En noviembre de 2025, Brasil será sede de la COP30, la conferencia mundial del clima que tendrá lugar en Belém do Pará, en pleno corazón de la Amazonía. Su agenda oficial incluirá —por primera vez— jornadas dedicadas a Cultura, Justicia y Derechos Humanos, y un eje transversal llamado Círculo de los Pueblos, centrado en comunidades indígenas y tradicionales.
Es un avance significativo. Durante tres décadas, los debates climáticos se concentraron en curvas de emisiones, financiamiento verde y compromisos entre gobiernos. Pero la experiencia ha demostrado que las metas de carbono no movilizan emociones. La cultura sí. La cultura traduce la abstracción climática en algo que se puede oler, tocar, recordar. En flores que florecen o no, en montes que resinan o no, en rituales que siguen vivos o se extinguen.
Incluir la cultura y la identidad comunitaria en la conversación climática no es un gesto simbólico: es una estrategia de acción. Significa reconocer que, sin narrativas colectivas, la sostenibilidad se queda sin cuerpo social. Que sin comunidades que la interpreten, las políticas climáticas no tienen arraigo ni continuidad.
Quizás lo más esperanzador del Día de Muertos es que, pese a todo, sigue siendo un espacio de reconexión. En cada altar con flores naturales, en cada familia que prepara su copal artesanal, hay una forma silenciosa de resistencia frente a la homogeneización y el desarraigo.
El desafío no es conservar las tradiciones tal como eran, sino mantener viva su relación con la tierra que las hace posibles. El cempasúchil puede evolucionar, el copal puede reinventarse, pero su esencia —la conexión entre lo humano y lo natural— no puede perderse sin que algo fundamental se rompa.

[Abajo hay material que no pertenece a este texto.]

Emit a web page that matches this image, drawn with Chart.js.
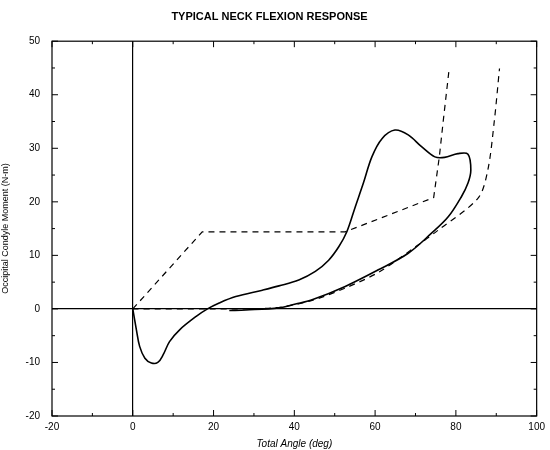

Tal vez por eso, cuando las cumbres internacionales discutan sobre metas y acuerdos, valga la pena recordar que la sostenibilidad también se juega en el terreno de lo simbólico. Porque antes de hablar de carbono, hay que hablar de cultura; antes de hablar de adaptación, de identidad. Y quizás ahí, entre la flor que aún florece y el árbol que resiste, encontremos una forma más humana de pensar el futuro.